We Just Blasted $1 Billion Into Space. Was It Worth It?

Falcon 9 SpaceX Rocket

Falcon 9 SpaceX Rocket

Watching the earth from space has always been an expensive hobby: 

  • About $340 million for the storied sun- and earth-watcher that went up Wednesday;
  • More than $900 million for the drought-and-flood monitor that went up two weeks before;
  • More than $150 million for NASA’s next one, an extreme-weather observing mission, expected to go up in October 2016.

There’s a payback from that payload: Launches such as this one are just awesome to behold. (Countdown to the next blastoff: T minus three weeks.)

Wait, there’s more. NASA says that for the half a percent or so the agency takes from the federal budget, such projects contribute more than their share (PDF) to the U.S. economy, including such innovations as smartphone cameras, which were first developed for spacecraft. But how to quantify the long-term economic gains from these launches?

  • QuickTake: The New Space Race

We need to get those numbers, say a team of NASA earth scientists and an economist from the nonpartisan research organization, Resources for the Future. 

Over the past few years, they have been trying to put an approximate dollar sign on the information that would come from a state-of-the-art climate satellite system, one four times or five times as accurate as the fleet of satellites up there now. 

The researchers stress that it’s possible (and a very good idea) to estimate the value of information gleaned from climate-watching systems. They say that if we fail to value scientific information properly—if we get stuck on the sticker shock of each mission—we may not be investing fast enough. 

“There still is no national or international climate observing system,” says Bruce Wielicki, a NASA scientist who studies the earth’s energy balance and who is participating in the research. “What would it be worth to see climate change more accurately?”

Wielicki says he encourages colleagues to better express with numbers the value of their work to society.

It’s hard to tell precisely how fast the world is warming, using our current instruments. There’s a bunch of temperature pathways we might be on, but which one it is might not be evident for an additional 20 or 30 years, far beyond the point at which we can do anything to address the problem. 

Think of the first second of an Olympic 100-meter sprint. After one second, it’s generally difficult to say with confidence which runner will prevail. That’s kind of where we are in regarding climate change. 

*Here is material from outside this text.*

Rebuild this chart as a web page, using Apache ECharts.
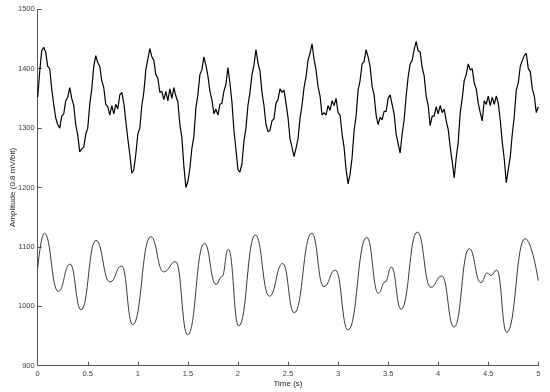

Scientists know where this race is headed and about how long it will take, but it’s hard to say with our current satellites which warming trajectory is actually “winning.” 

“You never observe anything with complete certainty,” says Roger Cooke of Resources for the Future.  It’s “always a question of reducing but not eliminating the uncertainty.” Better climate-observing systems would help.

If we had more accurate information, and if it emboldened policy-makers to act sooner, the earth could would avoid lots and lots of climate-related damage. 

That’s an intimidating chain of ifs. We don’t have much evidence that higher-quality information makes much of a difference in policy-making. The notion of “actionable scientific knowledge” is at best an ideal in Washington. At worst, it’s an oxymoron.

But let’s go with it for a minute. A climate-observing system would cost a lot, maybe $5 billion a year, the researchers wrote last year. A top-of-the-line, sky’s-the-limit climate-observing system might cost even more than that—totaling as much as $200 billion to $250 billion from 2020 to 2050, they wrote. 

And you know what? If smart carbon-cutting policy came out of the data, it might save $10 trillion in climate-related damages, in 2008 dollars, according to Wielicki. Or from $8 to $120 for every dollar invested, the researchers say. 

That would be a healthy rate of return. 

Again: It would be also amazing to watch.